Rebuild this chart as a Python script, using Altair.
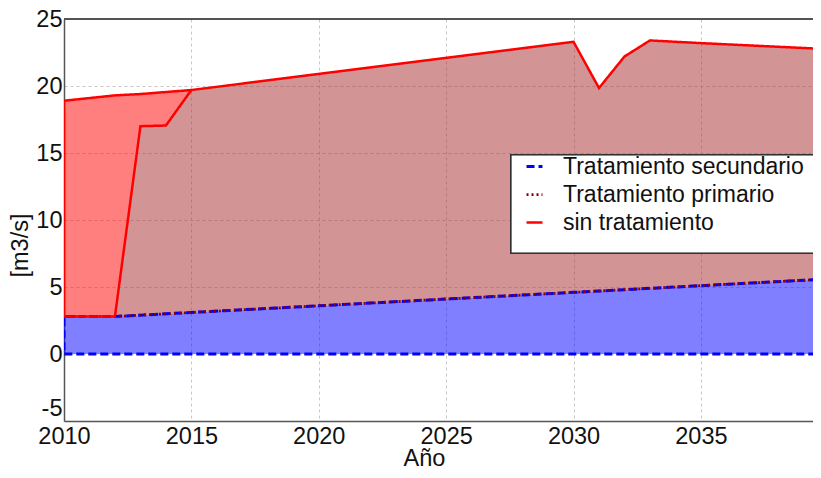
import altair as alt
import pandas as pd

# ---- data ----
years = [2010, 2012, 2013, 2014, 2015, 2020, 2025, 2030, 2031, 2032, 2033, 2035, 2040]
sin_top = [18.9, 19.3, 19.4, 19.55, 19.7, 20.9, 22.1, 23.3, 19.85, 22.2, 23.4, 23.2, 22.75]
primario_top = [2.8, 2.8, 17.0, 17.05, 19.7, 20.9, 22.1, 23.3, 19.85, 22.2, 23.4, 23.2, 22.75]
primario = [2.8, 2.8, 2.9, 3.0, 3.1, 3.6, 4.1, 4.6, 4.7, 4.8, 4.9, 5.1, 5.6]
secundario = [0, 0, 0, 0, 0, 0, 0, 0, 0, 0, 0, 0, 0]

x_ticks = [2010, 2015, 2020, 2025, 2030, 2035]
y_ticks = [-5, 0, 5, 10, 15, 20, 25]

S_SEC = "Tratamiento secundario"
S_PRI = "Tratamiento primario"
S_SIN = "sin tratamiento"

areas = pd.DataFrame({
    "year": years, "sin_top": sin_top, "pri_top": primario_top,
    "pri": primario, "sec": secundario,
})

# outline paths (ordered)
rows = []
o = 0
for y in reversed(years):
    rows.append({"year": y, "v": 0, "series": S_SEC, "o": o}); o += 1
for y, p in zip(years, primario):
    rows.append({"year": y, "v": p, "series": S_SEC, "o": o}); o += 1
for y, p in zip(years, primario):
    rows.append({"year": y, "v": p, "series": S_PRI, "o": o}); o += 1
for y, t in zip(reversed(years), reversed(sin_top)):
    rows.append({"year": y, "v": t, "series": S_SIN, "o": o}); o += 1
for y, b in zip(years[:5], primario_top[:5]):
    rows.append({"year": y, "v": b, "series": S_SIN, "o": o}); o += 1
lines = pd.DataFrame(rows)

W, H = 749, 402
FONT = "Liberation Sans"
FS = 23.5
LFS = 23

xscale = alt.Scale(domain=[2010, 2039.4], nice=False, zero=False)
yscale = alt.Scale(domain=[-5, 25], nice=False, zero=False)

xaxis = alt.Axis(values=x_ticks, format="d", title="Año", ticks=False, labelPadding=3,
                 titleX=360, titleY=44, titleBaseline="alphabetic", titleAlign="center",
                 labelFlush=False)
yaxis = alt.Axis(values=y_ticks, title="[m3/s]", ticks=False, labelPadding=2,
                 labelExpr="'' + datum.value",
                 labelOffset={"condition": {"test": "datum.value == -5", "value": -13}, "value": 0},
                 titleAngle=-90, titleX=-43.5, titleY=226, titleBaseline="middle",
                 titleAlign="center")

base = alt.Chart(areas)

blue = base.mark_area(color="blue", opacity=0.5, clip=True).encode(
    x=alt.X("year:Q", scale=xscale, axis=xaxis),
    y=alt.Y("sec:Q", scale=yscale, axis=yaxis),
    y2="pri:Q",
)
brown = base.mark_area(color="brown", opacity=0.5, clip=True).encode(
    x="year:Q", y="pri:Q", y2="pri_top:Q"
)
redarea = base.mark_area(color="red", opacity=0.5, clip=True).encode(
    x="year:Q", y="pri_top:Q", y2="sin_top:Q"
)

domain = [S_SEC, S_PRI, S_SIN]
color_scale = alt.Scale(domain=domain, range=["blue", "darkred", "red"])
dash_scale = alt.Scale(domain=domain, range=[[8, 4], [2, 3], [1, 0]])
width_scale = alt.Scale(domain=domain, range=[3, 2.5, 4])

LX = 447  # legend box left, in plot coordinates
legend = alt.Legend(
    title=None, orient="none", legendX=LX + 7.5, legendY=131.5,
    padding=0,
    labelFont=FONT, labelFontSize=LFS, labelColor="#111", labelOffset=12.5,
    symbolType="M-0.55,0H0.55", symbolSize=841, symbolStrokeWidth=3,
    symbolFillColor="transparent",
    rowPadding=0, labelLimit=400,
)

outline = alt.Chart(lines).mark_line(clip=True).encode(
    x="year:Q",
    y="v:Q",
    order="o:Q",
    color=alt.Color("series:N", scale=color_scale, legend=legend),
    strokeDash=alt.StrokeDash("series:N", scale=dash_scale, legend=legend),
    strokeWidth=alt.StrokeWidth("series:N", scale=width_scale, legend=None),
)

# decorations: top frame line and legend box
topframe = alt.Chart(areas).mark_rule(color="#555", strokeWidth=1.5).encode(
    x=alt.value(0), x2=alt.value(W), y=alt.value(0)
)
legendbox = alt.Chart(areas).mark_rect(
    fill="white", fillOpacity=0.8, stroke="#333", strokeWidth=1.2
).encode(
    x=alt.value(LX), x2=alt.value(W + 20), y=alt.value(136), y2=alt.value(234)
)

chart = alt.layer(blue, brown, redarea, outline, topframe, legendbox).properties(
    width=W, height=H,
    autosize=alt.AutoSizeParams(type="none"),
    padding={"left": 56, "top": 11, "right": 0, "bottom": 47},
    background="white",
).configure_view(stroke=None).configure_axis(
    labelFont=FONT, labelFontSize=FS, labelColor="#111",
    titleFont=FONT, titleFontSize=FS, titleColor="#111", titleFontWeight="normal",
    domainColor="#555", domainWidth=1.5,
    gridColor="#c8c8c8", gridDash=[3, 3], gridWidth=1,
)

chart.save("out.html", embed_options={"renderer": "svg", "actions": False})
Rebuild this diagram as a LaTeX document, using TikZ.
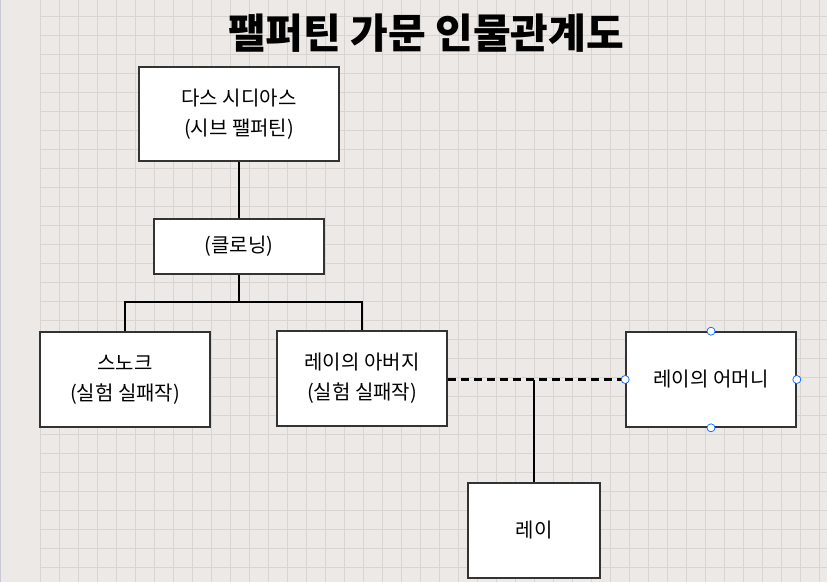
\documentclass[tikz,border=0pt]{standalone}
\usepackage{fontspec}
\setmainfont{Noto Sans CJK KR}
\begin{document}
\begin{tikzpicture}[x=1pt,y=-1pt,
  box/.style={draw=black!80,line width=1.6pt,fill=white,align=center,font=\fontsize{20}{30}\selectfont,inner sep=0pt},
  conn/.style={line width=2.4pt},
  handle/.style={circle,draw=blue!60!cyan,fill=white,line width=0.7pt,inner sep=0pt,minimum size=8pt}]
\useasboundingbox (0,0) rectangle (827,582);
\fill[color={rgb,255:red,237;green,233;blue,230}] (0,0) rectangle (827,582);
\foreach \i in {0,...,41}{\draw[color={rgb,255:red,218;green,212;blue,208},line width=0.7pt] ({40+19*\i},0) -- ({40+19*\i},582);}
\foreach \i in {0,...,30}{\draw[color={rgb,255:red,218;green,212;blue,208},line width=0.7pt] (40,{16+19*\i}) -- (827,{16+19*\i});}
\draw[color={rgb,255:red,200;green,200;blue,215},line width=1pt] (0.5,0) -- (0.5,582);
\node[font=\fontsize{41}{46}\selectfont\bfseries] (title) at (426,33) {팰퍼틴 가문 인물관계도};
\node[box,minimum width=200pt,minimum height=94pt] (sid) at (239,114) {다스 시디아스\\(시브 팰퍼틴)};
\node[box,minimum width=170pt,minimum height=55pt] (clone) at (239,246.5) {(클로닝)};
\node[box,minimum width=170pt,minimum height=95pt] (snoke) at (125,379.5) {스노크\\(실험 실패작)};
\node[box,minimum width=170pt,minimum height=95pt] (father) at (362,378.5) {레이의 아버지\\(실험 실패작)};
\node[box,minimum width=170pt,minimum height=95pt] (mother) at (711,379.5) {레이의 어머니};
\node[box,minimum width=132pt,minimum height=95pt] (rey) at (534,530.5) {레이};
\draw[conn] (sid.south) -- (clone.north);
\coordinate (j) at (239,302);
\draw[conn] (clone.south) -- (j);
\draw[conn] (snoke.north) |- (j) -| (father.north);
\draw[conn,dashed,dash pattern=on 8pt off 5pt] (father.east|-mother.west) -- (mother.west);
\coordinate (m) at (534,379.5);
\draw[conn] (m) -- (rey.north);
\foreach \a in {north,south,east,west}{\node[handle] (h\a) at (mother.\a) {};}
\end{tikzpicture}
\end{document}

> [PROMPT] Pictures are excluded; copy all other data exactly as shown.

> [REPLY TO THE TASK]
Rebuild this chart as a Python script, using Altair.
import altair as alt
import pandas as pd

# ---- data ----
years = [2010, 2012, 2013, 2014, 2015, 2020, 2025, 2030, 2031, 2032, 2033, 2035, 2040]
sin_top = [18.9, 19.3, 19.4, 19.55, 19.7, 20.9, 22.1, 23.3, 19.85, 22.2, 23.4, 23.2, 22.75]
primario_top = [2.8, 2.8, 17.0, 17.05, 19.7, 20.9, 22.1, 23.3, 19.85, 22.2, 23.4, 23.2, 22.75]
primario = [2.8, 2.8, 2.9, 3.0, 3.1, 3.6, 4.1, 4.6, 4.7, 4.8, 4.9, 5.1, 5.6]
secundario = [0, 0, 0, 0, 0, 0, 0, 0, 0, 0, 0, 0, 0]

x_ticks = [2010, 2015, 2020, 2025, 2030, 2035]
y_ticks = [-5, 0, 5, 10, 15, 20, 25]

S_SEC = "Tratamiento secundario"
S_PRI = "Tratamiento primario"
S_SIN = "sin tratamiento"

areas = pd.DataFrame({
    "year": years, "sin_top": sin_top, "pri_top": primario_top,
    "pri": primario, "sec": secundario,
})

# outline paths (ordered)
rows = []
o = 0
for y in reversed(years):
    rows.append({"year": y, "v": 0, "series": S_SEC, "o": o}); o += 1
for y, p in zip(years, primario):
    rows.append({"year": y, "v": p, "series": S_SEC, "o": o}); o += 1
for y, p in zip(years, primario):
    rows.append({"year": y, "v": p, "series": S_PRI, "o": o}); o += 1
for y, t in zip(reversed(years), reversed(sin_top)):
    rows.append({"year": y, "v": t, "series": S_SIN, "o": o}); o += 1
for y, b in zip(years[:5], primario_top[:5]):
    rows.append({"year": y, "v": b, "series": S_SIN, "o": o}); o += 1
lines = pd.DataFrame(rows)

W, H = 749, 402
FONT = "Liberation Sans"
FS = 23.5
LFS = 23

xscale = alt.Scale(domain=[2010, 2039.4], nice=False, zero=False)
yscale = alt.Scale(domain=[-5, 25], nice=False, zero=False)

xaxis = alt.Axis(values=x_ticks, format="d", title="Año", ticks=False, labelPadding=3,
                 titleX=360, titleY=44, titleBaseline="alphabetic", titleAlign="center",
                 labelFlush=False)
yaxis = alt.Axis(values=y_ticks, title="[m3/s]", ticks=False, labelPadding=2,
                 labelExpr="'' + datum.value",
                 labelOffset={"condition": {"test": "datum.value == -5", "value": -13}, "value": 0},
                 titleAngle=-90, titleX=-43.5, titleY=226, titleBaseline="middle",
                 titleAlign="center")

base = alt.Chart(areas)

blue = base.mark_area(color="blue", opacity=0.5, clip=True).encode(
    x=alt.X("year:Q", scale=xscale, axis=xaxis),
    y=alt.Y("sec:Q", scale=yscale, axis=yaxis),
    y2="pri:Q",
)
brown = base.mark_area(color="brown", opacity=0.5, clip=True).encode(
    x="year:Q", y="pri:Q", y2="pri_top:Q"
)
redarea = base.mark_area(color="red", opacity=0.5, clip=True).encode(
    x="year:Q", y="pri_top:Q", y2="sin_top:Q"
)

domain = [S_SEC, S_PRI, S_SIN]
color_scale = alt.Scale(domain=domain, range=["blue", "darkred", "red"])
dash_scale = alt.Scale(domain=domain, range=[[8, 4], [2, 3], [1, 0]])
width_scale = alt.Scale(domain=domain, range=[3, 2.5, 4])

LX = 447  # legend box left, in plot coordinates
legend = alt.Legend(
    title=None, orient="none", legendX=LX + 7.5, legendY=131.5,
    padding=0,
    labelFont=FONT, labelFontSize=LFS, labelColor="#111", labelOffset=12.5,
    symbolType="M-0.55,0H0.55", symbolSize=841, symbolStrokeWidth=3,
    symbolFillColor="transparent",
    rowPadding=0, labelLimit=400,
)

outline = alt.Chart(lines).mark_line(clip=True).encode(
    x="year:Q",
    y="v:Q",
    order="o:Q",
    color=alt.Color("series:N", scale=color_scale, legend=legend),
    strokeDash=alt.StrokeDash("series:N", scale=dash_scale, legend=legend),
    strokeWidth=alt.StrokeWidth("series:N", scale=width_scale, legend=None),
)

# decorations: top frame line and legend box
topframe = alt.Chart(areas).mark_rule(color="#555", strokeWidth=1.5).encode(
    x=alt.value(0), x2=alt.value(W), y=alt.value(0)
)
legendbox = alt.Chart(areas).mark_rect(
    fill="white", fillOpacity=0.8, stroke="#333", strokeWidth=1.2
).encode(
    x=alt.value(LX), x2=alt.value(W + 20), y=alt.value(136), y2=alt.value(234)
)

chart = alt.layer(blue, brown, redarea, outline, topframe, legendbox).properties(
    width=W, height=H,
    autosize=alt.AutoSizeParams(type="none"),
    padding={"left": 56, "top": 11, "right": 0, "bottom": 47},
    background="white",
).configure_view(stroke=None).configure_axis(
    labelFont=FONT, labelFontSize=FS, labelColor="#111",
    titleFont=FONT, titleFontSize=FS, titleColor="#111", titleFontWeight="normal",
    domainColor="#555", domainWidth=1.5,
    gridColor="#c8c8c8", gridDash=[3, 3], gridWidth=1,
)

chart.save("out.html", embed_options={"renderer": "svg", "actions": False})
Rebuild this diagram as a LaTeX document, using TikZ.
\documentclass[tikz,border=0pt]{standalone}
\usepackage{fontspec}
\setmainfont{Noto Sans CJK KR}
\begin{document}
\begin{tikzpicture}[x=1pt,y=-1pt,
  box/.style={draw=black!80,line width=1.6pt,fill=white,align=center,font=\fontsize{20}{30}\selectfont,inner sep=0pt},
  conn/.style={line width=2.4pt},
  handle/.style={circle,draw=blue!60!cyan,fill=white,line width=0.7pt,inner sep=0pt,minimum size=8pt}]
\useasboundingbox (0,0) rectangle (827,582);
\fill[color={rgb,255:red,237;green,233;blue,230}] (0,0) rectangle (827,582);
\foreach \i in {0,...,41}{\draw[color={rgb,255:red,218;green,212;blue,208},line width=0.7pt] ({40+19*\i},0) -- ({40+19*\i},582);}
\foreach \i in {0,...,30}{\draw[color={rgb,255:red,218;green,212;blue,208},line width=0.7pt] (40,{16+19*\i}) -- (827,{16+19*\i});}
\draw[color={rgb,255:red,200;green,200;blue,215},line width=1pt] (0.5,0) -- (0.5,582);
\node[font=\fontsize{41}{46}\selectfont\bfseries] (title) at (426,33) {팰퍼틴 가문 인물관계도};
\node[box,minimum width=200pt,minimum height=94pt] (sid) at (239,114) {다스 시디아스\\(시브 팰퍼틴)};
\node[box,minimum width=170pt,minimum height=55pt] (clone) at (239,246.5) {(클로닝)};
\node[box,minimum width=170pt,minimum height=95pt] (snoke) at (125,379.5) {스노크\\(실험 실패작)};
\node[box,minimum width=170pt,minimum height=95pt] (father) at (362,378.5) {레이의 아버지\\(실험 실패작)};
\node[box,minimum width=170pt,minimum height=95pt] (mother) at (711,379.5) {레이의 어머니};
\node[box,minimum width=132pt,minimum height=95pt] (rey) at (534,530.5) {레이};
\draw[conn] (sid.south) -- (clone.north);
\coordinate (j) at (239,302);
\draw[conn] (clone.south) -- (j);
\draw[conn] (snoke.north) |- (j) -| (father.north);
\draw[conn,dashed,dash pattern=on 8pt off 5pt] (father.east|-mother.west) -- (mother.west);
\coordinate (m) at (534,379.5);
\draw[conn] (m) -- (rey.north);
\foreach \a in {north,south,east,west}{\node[handle] (h\a) at (mother.\a) {};}
\end{tikzpicture}
\end{document}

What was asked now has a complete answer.